**Goal**
Pick out every line with the word "that" and copy it.

**Records for the exercise**
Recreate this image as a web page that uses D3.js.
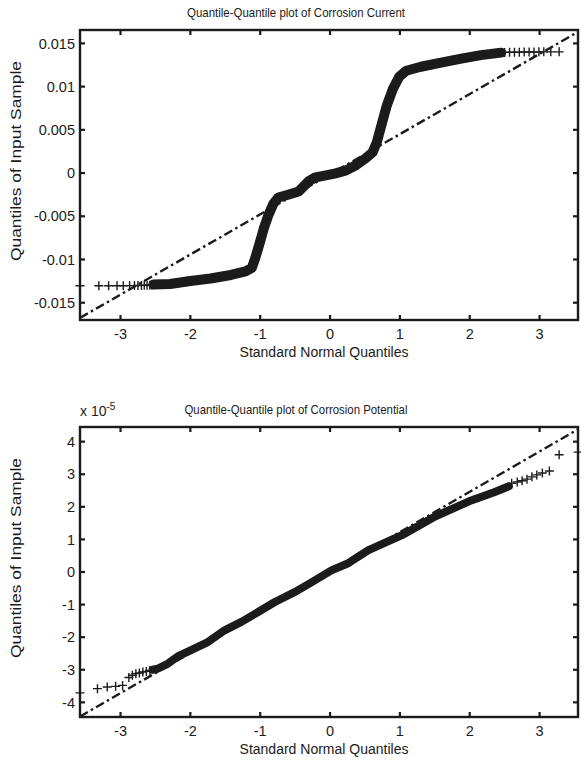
...
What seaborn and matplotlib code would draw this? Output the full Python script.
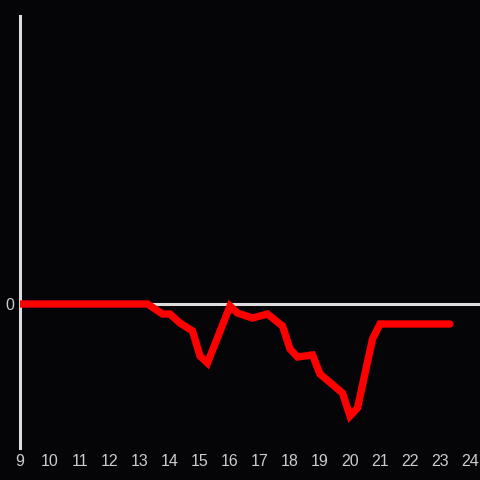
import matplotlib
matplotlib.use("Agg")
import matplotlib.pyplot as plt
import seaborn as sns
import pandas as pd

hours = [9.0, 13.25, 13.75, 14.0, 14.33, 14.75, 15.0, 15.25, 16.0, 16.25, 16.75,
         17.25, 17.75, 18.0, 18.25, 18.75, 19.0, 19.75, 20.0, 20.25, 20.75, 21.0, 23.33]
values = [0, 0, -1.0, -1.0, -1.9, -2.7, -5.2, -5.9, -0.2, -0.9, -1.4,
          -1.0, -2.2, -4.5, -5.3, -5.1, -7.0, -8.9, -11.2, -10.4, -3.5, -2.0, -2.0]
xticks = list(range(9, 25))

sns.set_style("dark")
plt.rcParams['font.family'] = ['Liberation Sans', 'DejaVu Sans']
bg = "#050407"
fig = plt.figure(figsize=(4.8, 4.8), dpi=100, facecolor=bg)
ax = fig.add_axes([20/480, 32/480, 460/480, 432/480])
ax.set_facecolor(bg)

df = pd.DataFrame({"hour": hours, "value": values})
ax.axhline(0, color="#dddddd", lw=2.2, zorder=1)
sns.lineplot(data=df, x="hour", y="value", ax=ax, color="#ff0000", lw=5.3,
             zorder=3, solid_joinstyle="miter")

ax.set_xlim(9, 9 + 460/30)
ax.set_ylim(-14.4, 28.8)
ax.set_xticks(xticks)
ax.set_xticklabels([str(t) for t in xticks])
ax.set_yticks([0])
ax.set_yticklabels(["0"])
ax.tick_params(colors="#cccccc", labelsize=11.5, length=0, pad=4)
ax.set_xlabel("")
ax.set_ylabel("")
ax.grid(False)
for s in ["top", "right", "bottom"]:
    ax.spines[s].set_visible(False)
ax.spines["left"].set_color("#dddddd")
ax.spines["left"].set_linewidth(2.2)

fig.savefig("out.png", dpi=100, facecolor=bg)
---
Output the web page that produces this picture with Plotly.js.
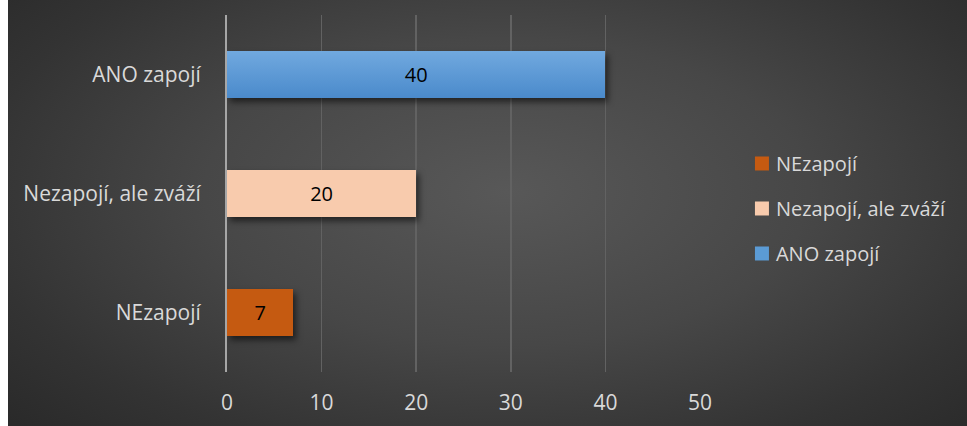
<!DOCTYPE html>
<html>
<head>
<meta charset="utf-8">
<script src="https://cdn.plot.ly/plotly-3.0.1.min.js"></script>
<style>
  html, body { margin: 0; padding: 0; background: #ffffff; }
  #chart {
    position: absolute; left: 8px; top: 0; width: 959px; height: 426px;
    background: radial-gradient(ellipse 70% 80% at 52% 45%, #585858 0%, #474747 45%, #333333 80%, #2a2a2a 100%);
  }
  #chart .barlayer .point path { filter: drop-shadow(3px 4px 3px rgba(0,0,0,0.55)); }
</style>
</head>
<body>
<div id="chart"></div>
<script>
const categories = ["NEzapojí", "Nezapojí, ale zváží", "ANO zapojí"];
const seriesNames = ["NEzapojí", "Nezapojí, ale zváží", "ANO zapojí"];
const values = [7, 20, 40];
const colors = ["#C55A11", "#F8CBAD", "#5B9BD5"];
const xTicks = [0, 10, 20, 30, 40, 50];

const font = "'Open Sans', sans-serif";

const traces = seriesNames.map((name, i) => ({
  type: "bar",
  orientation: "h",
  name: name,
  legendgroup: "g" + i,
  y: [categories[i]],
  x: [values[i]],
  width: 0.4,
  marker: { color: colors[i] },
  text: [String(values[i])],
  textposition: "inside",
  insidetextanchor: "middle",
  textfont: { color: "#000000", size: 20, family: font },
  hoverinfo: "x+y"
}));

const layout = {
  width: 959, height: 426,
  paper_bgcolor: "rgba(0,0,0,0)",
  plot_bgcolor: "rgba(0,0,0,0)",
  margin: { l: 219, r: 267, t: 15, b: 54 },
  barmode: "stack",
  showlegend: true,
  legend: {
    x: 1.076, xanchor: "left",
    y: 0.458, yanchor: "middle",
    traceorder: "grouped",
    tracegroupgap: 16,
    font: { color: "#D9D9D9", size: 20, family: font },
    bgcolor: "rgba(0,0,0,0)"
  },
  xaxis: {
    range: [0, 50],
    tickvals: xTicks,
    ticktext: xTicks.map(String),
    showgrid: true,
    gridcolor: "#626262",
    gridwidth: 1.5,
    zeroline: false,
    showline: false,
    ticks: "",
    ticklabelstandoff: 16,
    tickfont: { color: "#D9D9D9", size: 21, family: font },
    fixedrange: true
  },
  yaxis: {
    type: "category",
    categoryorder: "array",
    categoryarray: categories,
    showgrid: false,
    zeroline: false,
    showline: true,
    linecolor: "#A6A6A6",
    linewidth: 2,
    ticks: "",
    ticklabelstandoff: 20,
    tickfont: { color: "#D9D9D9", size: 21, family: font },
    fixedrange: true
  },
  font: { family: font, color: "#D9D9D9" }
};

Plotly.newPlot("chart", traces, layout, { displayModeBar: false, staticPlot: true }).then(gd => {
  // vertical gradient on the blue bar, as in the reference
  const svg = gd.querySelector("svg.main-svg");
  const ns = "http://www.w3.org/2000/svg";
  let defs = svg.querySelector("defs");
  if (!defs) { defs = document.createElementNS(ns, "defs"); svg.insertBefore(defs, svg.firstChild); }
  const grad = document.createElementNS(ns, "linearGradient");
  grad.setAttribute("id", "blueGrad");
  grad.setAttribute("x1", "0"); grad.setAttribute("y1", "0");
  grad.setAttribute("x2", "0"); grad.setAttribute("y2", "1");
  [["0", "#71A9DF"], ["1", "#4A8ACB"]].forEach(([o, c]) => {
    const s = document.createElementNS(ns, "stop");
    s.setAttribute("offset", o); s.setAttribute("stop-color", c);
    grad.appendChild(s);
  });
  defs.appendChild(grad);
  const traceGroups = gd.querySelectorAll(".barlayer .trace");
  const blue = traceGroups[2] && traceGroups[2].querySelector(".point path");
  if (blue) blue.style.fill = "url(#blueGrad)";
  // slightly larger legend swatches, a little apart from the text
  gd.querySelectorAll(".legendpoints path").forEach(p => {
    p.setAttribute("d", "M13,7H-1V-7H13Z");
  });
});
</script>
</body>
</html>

**Response to the task**
Recreate this image as a web page that uses D3.js.
Output the web page that produces this picture with Plotly.js.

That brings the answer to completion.